(TASK REQUIREMENTS): Each line of the material must be repeated precisely, with the pictures left out.

(SUPPLIED INFORMATION):
------------------------------------------------------------

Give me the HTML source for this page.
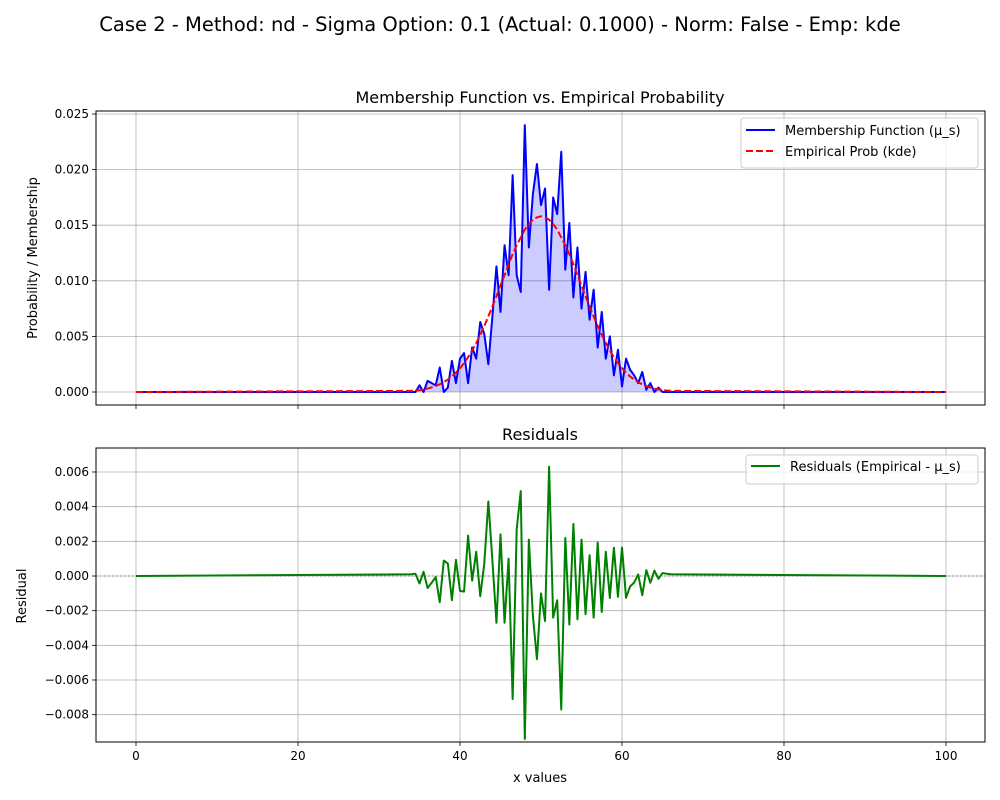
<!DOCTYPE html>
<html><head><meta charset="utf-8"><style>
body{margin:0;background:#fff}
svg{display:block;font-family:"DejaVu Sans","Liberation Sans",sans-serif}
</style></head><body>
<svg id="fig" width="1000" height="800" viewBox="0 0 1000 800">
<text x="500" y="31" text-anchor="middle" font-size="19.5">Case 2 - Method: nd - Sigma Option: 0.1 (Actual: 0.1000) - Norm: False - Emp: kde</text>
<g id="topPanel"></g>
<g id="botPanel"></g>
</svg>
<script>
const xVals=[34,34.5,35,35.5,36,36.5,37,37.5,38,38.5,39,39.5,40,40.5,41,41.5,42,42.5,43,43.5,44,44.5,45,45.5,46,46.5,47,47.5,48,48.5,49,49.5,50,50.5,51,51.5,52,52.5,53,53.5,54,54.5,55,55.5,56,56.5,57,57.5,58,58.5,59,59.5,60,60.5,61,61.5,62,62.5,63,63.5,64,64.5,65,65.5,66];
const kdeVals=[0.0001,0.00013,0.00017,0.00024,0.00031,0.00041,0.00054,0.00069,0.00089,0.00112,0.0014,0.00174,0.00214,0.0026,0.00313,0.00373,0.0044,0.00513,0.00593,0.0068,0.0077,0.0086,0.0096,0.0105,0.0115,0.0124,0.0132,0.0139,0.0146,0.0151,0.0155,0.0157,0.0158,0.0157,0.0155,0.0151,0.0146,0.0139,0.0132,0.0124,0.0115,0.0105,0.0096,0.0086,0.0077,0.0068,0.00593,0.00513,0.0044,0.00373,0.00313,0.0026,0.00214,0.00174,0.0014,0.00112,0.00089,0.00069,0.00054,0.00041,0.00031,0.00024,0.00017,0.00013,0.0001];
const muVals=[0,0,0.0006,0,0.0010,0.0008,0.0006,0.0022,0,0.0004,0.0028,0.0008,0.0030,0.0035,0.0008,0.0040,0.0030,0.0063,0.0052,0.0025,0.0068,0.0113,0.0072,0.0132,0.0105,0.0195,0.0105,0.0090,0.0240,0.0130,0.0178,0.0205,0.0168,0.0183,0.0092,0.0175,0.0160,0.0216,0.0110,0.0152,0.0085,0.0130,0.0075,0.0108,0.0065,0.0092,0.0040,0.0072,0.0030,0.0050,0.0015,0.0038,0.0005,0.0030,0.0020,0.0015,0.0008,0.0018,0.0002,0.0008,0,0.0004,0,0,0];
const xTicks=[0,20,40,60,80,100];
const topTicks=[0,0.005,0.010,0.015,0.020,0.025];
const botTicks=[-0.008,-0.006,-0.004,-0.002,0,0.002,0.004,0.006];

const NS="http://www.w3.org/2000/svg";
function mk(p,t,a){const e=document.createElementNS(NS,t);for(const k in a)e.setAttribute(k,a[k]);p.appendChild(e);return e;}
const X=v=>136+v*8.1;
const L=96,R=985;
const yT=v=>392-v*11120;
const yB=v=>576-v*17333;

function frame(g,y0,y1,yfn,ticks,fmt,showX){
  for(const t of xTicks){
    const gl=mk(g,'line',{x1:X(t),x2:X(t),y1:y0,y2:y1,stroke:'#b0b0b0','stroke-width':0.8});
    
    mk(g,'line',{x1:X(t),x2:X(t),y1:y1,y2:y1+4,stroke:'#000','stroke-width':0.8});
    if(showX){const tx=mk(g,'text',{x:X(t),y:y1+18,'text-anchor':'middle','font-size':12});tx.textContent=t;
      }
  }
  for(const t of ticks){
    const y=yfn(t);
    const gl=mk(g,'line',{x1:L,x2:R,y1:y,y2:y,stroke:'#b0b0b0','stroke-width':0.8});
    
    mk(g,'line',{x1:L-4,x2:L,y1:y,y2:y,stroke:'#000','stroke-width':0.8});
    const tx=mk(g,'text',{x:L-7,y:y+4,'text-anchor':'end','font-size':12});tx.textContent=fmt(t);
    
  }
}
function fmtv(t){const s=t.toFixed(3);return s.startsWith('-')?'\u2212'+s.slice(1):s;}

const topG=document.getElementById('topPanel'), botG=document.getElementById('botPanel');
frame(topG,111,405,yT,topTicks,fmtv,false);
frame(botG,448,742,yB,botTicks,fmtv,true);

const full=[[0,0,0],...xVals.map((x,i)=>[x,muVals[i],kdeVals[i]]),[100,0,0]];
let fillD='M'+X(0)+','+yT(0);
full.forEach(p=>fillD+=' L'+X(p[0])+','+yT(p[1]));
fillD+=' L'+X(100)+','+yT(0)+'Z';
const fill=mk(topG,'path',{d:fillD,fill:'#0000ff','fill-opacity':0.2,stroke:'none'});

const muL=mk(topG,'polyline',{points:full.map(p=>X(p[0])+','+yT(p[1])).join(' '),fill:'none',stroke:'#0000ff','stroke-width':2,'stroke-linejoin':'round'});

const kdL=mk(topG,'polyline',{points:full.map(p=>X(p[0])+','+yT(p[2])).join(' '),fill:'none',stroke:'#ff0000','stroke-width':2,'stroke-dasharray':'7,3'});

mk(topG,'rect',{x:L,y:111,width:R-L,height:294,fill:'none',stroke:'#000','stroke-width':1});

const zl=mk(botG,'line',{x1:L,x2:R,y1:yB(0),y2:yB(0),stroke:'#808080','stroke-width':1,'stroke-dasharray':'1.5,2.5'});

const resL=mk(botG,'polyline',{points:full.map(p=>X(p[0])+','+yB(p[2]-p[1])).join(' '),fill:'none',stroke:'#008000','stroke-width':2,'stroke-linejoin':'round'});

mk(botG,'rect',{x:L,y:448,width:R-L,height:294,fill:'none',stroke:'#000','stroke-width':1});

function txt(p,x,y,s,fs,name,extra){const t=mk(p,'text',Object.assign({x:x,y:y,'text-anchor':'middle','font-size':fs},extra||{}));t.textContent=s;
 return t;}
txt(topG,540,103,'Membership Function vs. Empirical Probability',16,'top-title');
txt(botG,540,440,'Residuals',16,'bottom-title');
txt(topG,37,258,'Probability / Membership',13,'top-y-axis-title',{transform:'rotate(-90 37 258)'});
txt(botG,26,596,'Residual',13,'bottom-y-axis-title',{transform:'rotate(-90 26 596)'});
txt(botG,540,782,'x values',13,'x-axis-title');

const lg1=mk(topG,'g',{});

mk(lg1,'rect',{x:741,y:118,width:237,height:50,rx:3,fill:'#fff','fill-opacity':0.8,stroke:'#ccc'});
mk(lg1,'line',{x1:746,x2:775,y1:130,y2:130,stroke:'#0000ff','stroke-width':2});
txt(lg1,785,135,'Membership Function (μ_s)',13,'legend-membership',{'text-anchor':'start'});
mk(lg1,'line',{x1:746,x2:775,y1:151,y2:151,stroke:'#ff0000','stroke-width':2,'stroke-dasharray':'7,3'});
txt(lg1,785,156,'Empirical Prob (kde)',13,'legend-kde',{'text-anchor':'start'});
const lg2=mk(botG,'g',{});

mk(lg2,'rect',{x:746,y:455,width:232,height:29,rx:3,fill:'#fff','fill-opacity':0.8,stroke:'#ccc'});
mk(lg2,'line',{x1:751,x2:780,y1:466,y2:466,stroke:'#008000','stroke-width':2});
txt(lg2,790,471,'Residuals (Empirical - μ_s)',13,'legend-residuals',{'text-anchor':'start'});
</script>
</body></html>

------------------------------------------------------------

(ANSWER TO THIS EXERCISE):
Give me the HTML source for this page.
<!DOCTYPE html>
<html><head><meta charset="utf-8"><style>
body{margin:0;background:#fff}
svg{display:block;font-family:"DejaVu Sans","Liberation Sans",sans-serif}
</style></head><body>
<svg id="fig" width="1000" height="800" viewBox="0 0 1000 800">
<text x="500" y="31" text-anchor="middle" font-size="19.5">Case 2 - Method: nd - Sigma Option: 0.1 (Actual: 0.1000) - Norm: False - Emp: kde</text>
<g id="topPanel"></g>
<g id="botPanel"></g>
</svg>
<script>
const xVals=[34,34.5,35,35.5,36,36.5,37,37.5,38,38.5,39,39.5,40,40.5,41,41.5,42,42.5,43,43.5,44,44.5,45,45.5,46,46.5,47,47.5,48,48.5,49,49.5,50,50.5,51,51.5,52,52.5,53,53.5,54,54.5,55,55.5,56,56.5,57,57.5,58,58.5,59,59.5,60,60.5,61,61.5,62,62.5,63,63.5,64,64.5,65,65.5,66];
const kdeVals=[0.0001,0.00013,0.00017,0.00024,0.00031,0.00041,0.00054,0.00069,0.00089,0.00112,0.0014,0.00174,0.00214,0.0026,0.00313,0.00373,0.0044,0.00513,0.00593,0.0068,0.0077,0.0086,0.0096,0.0105,0.0115,0.0124,0.0132,0.0139,0.0146,0.0151,0.0155,0.0157,0.0158,0.0157,0.0155,0.0151,0.0146,0.0139,0.0132,0.0124,0.0115,0.0105,0.0096,0.0086,0.0077,0.0068,0.00593,0.00513,0.0044,0.00373,0.00313,0.0026,0.00214,0.00174,0.0014,0.00112,0.00089,0.00069,0.00054,0.00041,0.00031,0.00024,0.00017,0.00013,0.0001];
const muVals=[0,0,0.0006,0,0.0010,0.0008,0.0006,0.0022,0,0.0004,0.0028,0.0008,0.0030,0.0035,0.0008,0.0040,0.0030,0.0063,0.0052,0.0025,0.0068,0.0113,0.0072,0.0132,0.0105,0.0195,0.0105,0.0090,0.0240,0.0130,0.0178,0.0205,0.0168,0.0183,0.0092,0.0175,0.0160,0.0216,0.0110,0.0152,0.0085,0.0130,0.0075,0.0108,0.0065,0.0092,0.0040,0.0072,0.0030,0.0050,0.0015,0.0038,0.0005,0.0030,0.0020,0.0015,0.0008,0.0018,0.0002,0.0008,0,0.0004,0,0,0];
const xTicks=[0,20,40,60,80,100];
const topTicks=[0,0.005,0.010,0.015,0.020,0.025];
const botTicks=[-0.008,-0.006,-0.004,-0.002,0,0.002,0.004,0.006];

const NS="http://www.w3.org/2000/svg";
function mk(p,t,a){const e=document.createElementNS(NS,t);for(const k in a)e.setAttribute(k,a[k]);p.appendChild(e);return e;}
const X=v=>136+v*8.1;
const L=96,R=985;
const yT=v=>392-v*11120;
const yB=v=>576-v*17333;

function frame(g,y0,y1,yfn,ticks,fmt,showX){
  for(const t of xTicks){
    const gl=mk(g,'line',{x1:X(t),x2:X(t),y1:y0,y2:y1,stroke:'#b0b0b0','stroke-width':0.8});
    
    mk(g,'line',{x1:X(t),x2:X(t),y1:y1,y2:y1+4,stroke:'#000','stroke-width':0.8});
    if(showX){const tx=mk(g,'text',{x:X(t),y:y1+18,'text-anchor':'middle','font-size':12});tx.textContent=t;
      }
  }
  for(const t of ticks){
    const y=yfn(t);
    const gl=mk(g,'line',{x1:L,x2:R,y1:y,y2:y,stroke:'#b0b0b0','stroke-width':0.8});
    
    mk(g,'line',{x1:L-4,x2:L,y1:y,y2:y,stroke:'#000','stroke-width':0.8});
    const tx=mk(g,'text',{x:L-7,y:y+4,'text-anchor':'end','font-size':12});tx.textContent=fmt(t);
    
  }
}
function fmtv(t){const s=t.toFixed(3);return s.startsWith('-')?'\u2212'+s.slice(1):s;}

const topG=document.getElementById('topPanel'), botG=document.getElementById('botPanel');
frame(topG,111,405,yT,topTicks,fmtv,false);
frame(botG,448,742,yB,botTicks,fmtv,true);

const full=[[0,0,0],...xVals.map((x,i)=>[x,muVals[i],kdeVals[i]]),[100,0,0]];
let fillD='M'+X(0)+','+yT(0);
full.forEach(p=>fillD+=' L'+X(p[0])+','+yT(p[1]));
fillD+=' L'+X(100)+','+yT(0)+'Z';
const fill=mk(topG,'path',{d:fillD,fill:'#0000ff','fill-opacity':0.2,stroke:'none'});

const muL=mk(topG,'polyline',{points:full.map(p=>X(p[0])+','+yT(p[1])).join(' '),fill:'none',stroke:'#0000ff','stroke-width':2,'stroke-linejoin':'round'});

const kdL=mk(topG,'polyline',{points:full.map(p=>X(p[0])+','+yT(p[2])).join(' '),fill:'none',stroke:'#ff0000','stroke-width':2,'stroke-dasharray':'7,3'});

mk(topG,'rect',{x:L,y:111,width:R-L,height:294,fill:'none',stroke:'#000','stroke-width':1});

const zl=mk(botG,'line',{x1:L,x2:R,y1:yB(0),y2:yB(0),stroke:'#808080','stroke-width':1,'stroke-dasharray':'1.5,2.5'});

const resL=mk(botG,'polyline',{points:full.map(p=>X(p[0])+','+yB(p[2]-p[1])).join(' '),fill:'none',stroke:'#008000','stroke-width':2,'stroke-linejoin':'round'});

mk(botG,'rect',{x:L,y:448,width:R-L,height:294,fill:'none',stroke:'#000','stroke-width':1});

function txt(p,x,y,s,fs,name,extra){const t=mk(p,'text',Object.assign({x:x,y:y,'text-anchor':'middle','font-size':fs},extra||{}));t.textContent=s;
 return t;}
txt(topG,540,103,'Membership Function vs. Empirical Probability',16,'top-title');
txt(botG,540,440,'Residuals',16,'bottom-title');
txt(topG,37,258,'Probability / Membership',13,'top-y-axis-title',{transform:'rotate(-90 37 258)'});
txt(botG,26,596,'Residual',13,'bottom-y-axis-title',{transform:'rotate(-90 26 596)'});
txt(botG,540,782,'x values',13,'x-axis-title');

const lg1=mk(topG,'g',{});

mk(lg1,'rect',{x:741,y:118,width:237,height:50,rx:3,fill:'#fff','fill-opacity':0.8,stroke:'#ccc'});
mk(lg1,'line',{x1:746,x2:775,y1:130,y2:130,stroke:'#0000ff','stroke-width':2});
txt(lg1,785,135,'Membership Function (μ_s)',13,'legend-membership',{'text-anchor':'start'});
mk(lg1,'line',{x1:746,x2:775,y1:151,y2:151,stroke:'#ff0000','stroke-width':2,'stroke-dasharray':'7,3'});
txt(lg1,785,156,'Empirical Prob (kde)',13,'legend-kde',{'text-anchor':'start'});
const lg2=mk(botG,'g',{});

mk(lg2,'rect',{x:746,y:455,width:232,height:29,rx:3,fill:'#fff','fill-opacity':0.8,stroke:'#ccc'});
mk(lg2,'line',{x1:751,x2:780,y1:466,y2:466,stroke:'#008000','stroke-width':2});
txt(lg2,790,471,'Residuals (Empirical - μ_s)',13,'legend-residuals',{'text-anchor':'start'});
</script>
</body></html>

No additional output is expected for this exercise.